Summary of New Standards for Insurance Accounting

Gina Deveney
Posted by in Accounting, Auditing & Tax


The Financial Accounting Standards Board is the organization responsible for setting the standards that all accountants should follow. In June 2013, the organization announced a new plan that would affect those working in insurance accounting. Though those new standards won't go into effect until 2018, the announcement of the new policy led to questions and concerns from those working in the accounting world.

 

According to Elizabeth Festa, the new standards will apply to any insurance contract, including those issued by companies that do not specialize in insurance. The accounting standards require accountants to look at the cash flow of the company and ensure that all claims are covered four times a year, regardless of when the company pays out on a claim. For example, if you issue a claim worth $100,000, you must account for $25,000 of that claim every quarter, even if your company won't pay on the claim for several years. The US Generally Accepted Accounting Principles do not currently have the same requirements with regards to insurance accounting, but the FASB hopes that these accounting standards will go global in the coming years.

 

The new standards will apply to all companies working in insurance accounting, including banks and service providers.

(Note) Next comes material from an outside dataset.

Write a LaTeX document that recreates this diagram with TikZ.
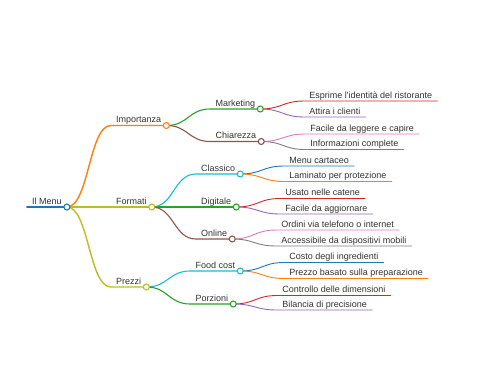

When the standards were first announced, accountants wondered what this held for the future. Many questioned how American companies could compete with overseas insurers who don't follow the same standards. However, the announcement that international markets would use the same set of standards has made most view the changes in a positive light.

 

When you sell life insurance, you take on the risk that your client might die earlier than estimated, and when you offer bank loans, you accept that some borrowers will default on those loans. The new changes to insurance accounting won't change the way the system handles credit swaps, situations in which one person takes over the loan of another, but it will affect how life insurance companies operate. These companies can no longer credit premiums and payments when customers make those payments; instead, they can only credit accounts once payouts on the policies have been made. This means that you cannot use one client's money to pay off the account of another because you must keep the funds separate. Those working in insurance accounting note that this might limit the resources of life insurance and health insurance providers.

 

The FASB has introduced these changes to how companies report money paid by clients in the hopes of creating a standardized system around the world. These changes to standard accounting principles will change the way your company handles insurance accounting.